Но мы недооценивали наших религиозных лидеров. В конце августа, когда воспоминания о зверских убийствах до сих пор потрясали нас, они провели несколько собраний и быстро пришли к решению. Они постановили, что бывших сабайя следует приветствовать в общине и не судить нас за то, что с нами произошло. Мы не считаемся мусульманками, потому что нас обратили против нашей воли, а поскольку нас изнасиловали, то мы жертвы, а не падшие женщины. Баба Шейх лично встретился со сбежавшими сабайя и уверил их в том, что они по-прежнему остаются езидками, а случившееся – не наша вина. В сентябре наши религиозные лидеры издали постановление, согласно которому на нас нет вины и все сохранившие веру езиды должны встречать нас с распростертыми объятиями. Я никогда не любила своих единоверцев так сильно, как в тот момент всеобщего сострадания.
И все же, что бы ни заявлял Баба Шейх, мы все равно не чувствовали себя прежними. Мы были разбиты и сломлены. Женщины шли на все, лишь бы очиститься от скверны. Многие сабайя решились на хирургические операции по «возвращению девственности» (восстановления девственной плевы) в надежде стереть воспоминания об изнасилованиях и избавиться от чувства вины. В лагере врачи предлагали такие услуги, рассказывая о подобных «процедурах» как о чем-то совершенно естественном. «Это займет всего лишь двадцать минут», – говорили они.
Я заинтересовалась и вместе с другими девушками отправилась в клинику. «Если хотите вернуть девственность, то процедура очень проста», – сказали врачи. Некоторые девушки согласились, но я отказалась. Как «простая процедура» может стереть воспоминания о том, как меня насиловал Хаджи Салман, или о том, как он отдал меня своим охранникам? Насилие затронуло не только мое тело, и здесь не помогло бы никакое хирургическое вмешательство. И все же я понимала, зачем девушки идут на него. Мы отчаянно пытались найти хотя бы какое-то утешение, и если операция помогала им обрести уверенность в будущем, в том, что они выйдут замуж и родят детей, то я была рада за них.
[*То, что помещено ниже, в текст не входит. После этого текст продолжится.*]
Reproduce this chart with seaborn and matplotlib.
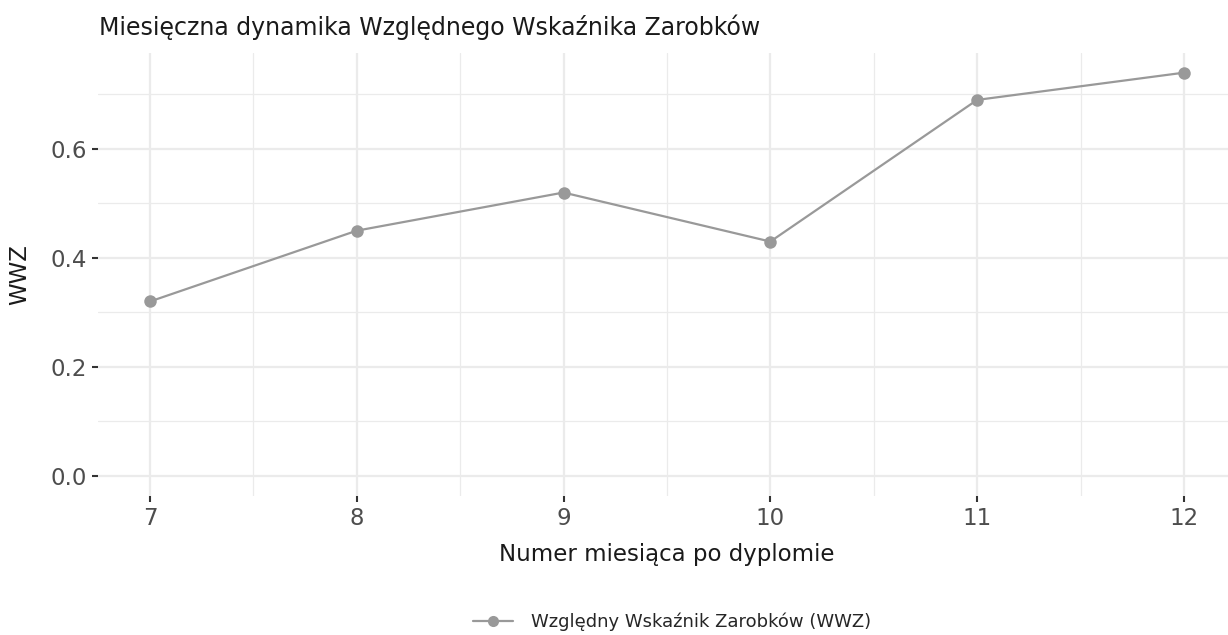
import matplotlib
matplotlib.use("Agg")
import matplotlib.pyplot as plt
import seaborn as sns
import pandas as pd

# data
months = [7, 8, 9, 10, 11, 12]
wwz = [0.32, 0.45, 0.52, 0.43, 0.69, 0.74]
series_name = "Względny Wskaźnik Zarobków (WWZ)"

df = pd.DataFrame({"Miesiąc": months, "WWZ": wwz, "Seria": series_name})

sns.set_theme(style="white")
plt.rcParams['font.family'] = ['DejaVu Sans']

fig = plt.figure(figsize=(12.28, 6.35), dpi=100)
# panel runs a bit past the right edge, as in the reference
ax = fig.add_axes([0.080, 0.2189, 0.9262, 0.6984])

sns.lineplot(data=df, x="Miesiąc", y="WWZ", hue="Seria", palette=["#999999"],
             marker="o", markersize=9, markeredgewidth=0, linewidth=1.6,
             ax=ax, legend=False)

ax.set_xlim(6.75, 12.25)
ax.set_ylim(-0.037, 0.777)
ax.set_xticks(months)
ax.set_yticks([0.0, 0.2, 0.4, 0.6])
ax.set_yticklabels(["0.0", "0.2", "0.4", "0.6"])
ax.set_xticks([7.5, 8.5, 9.5, 10.5, 11.5], minor=True)
ax.set_yticks([0.1, 0.3, 0.5, 0.7], minor=True)

ax.grid(which="major", color="#ebebeb", linewidth=1.6)
ax.grid(which="minor", color="#ebebeb", linewidth=0.9)
ax.set_axisbelow(True)
for s in ax.spines.values():
    s.set_visible(False)

ax.tick_params(which="major", bottom=True, left=True, length=4, width=1.5,
               color="#333333", labelcolor="#4d4d4d", labelsize=16.5, pad=4)
ax.tick_params(which="minor", length=0)
ax.tick_params(axis="x", pad=4)

ax.set_xlabel("Numer miesiąca po dyplomie", fontsize=16.5, color="#1a1a1a", labelpad=9)
ax.set_ylabel("WWZ", fontsize=16.5, color="#1a1a1a", labelpad=14)
fig.text(99 / 1228, 1 - 27 / 635, "Miesięczna dynamika Względnego Wskaźnika Zarobków",
         fontsize=17, color="#1a1a1a", ha="left", va="center")

handle = plt.Line2D([], [], color="#999999", marker="o", markersize=8,
                    markeredgewidth=0, linewidth=1.6)
fig.legend([handle], [series_name], loc="center",
           bbox_to_anchor=(672 / 1228, 1 - 622 / 635), frameon=False,
           fontsize=13, handlelength=2.2, handletextpad=1.0)

fig.savefig("out.png", dpi=100)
Самой мне было трудно размышлять о будущем. В юности, когда я жила в Кочо, мой мир казался мне маленьким и полным любви. Мне приходилось беспокоиться только о своей семье, и все говорило о том, что наша жизнь становится лучше. Теперь, даже несмотря на то что мы выжили и пытаемся вернуться к нормальному существованию, где те молодые езиды, которые могли бы взять нас в жены? В массовых захоронениях под Синджаром. Наше общество почти полностью разрушено, и теперь жизнь езидских девушек гораздо сложнее, чем нам представлялось в детстве. Мы не стремимся к счастью, мы просто пытаемся выжить и, по возможности, с пользой распорядиться нашей жизнью, которую нам случайно было позволено сохранить.
Через несколько месяцев после того как я приехала в лагерь, ко мне подошли активистки, и одна из них попросила отдать им мою абайю.
– Я собираю свидетельства геноцида, – сказала она. – Я хочу когда-нибудь открыть музей.
Другая, выслушав мою историю, спросила, не хочу ли я поехать в Европу и рассказать о случившемся со мной официальным лицам. Я ответила, что не против, не зная еще, как сильно эта поездка изменит мою жизнь.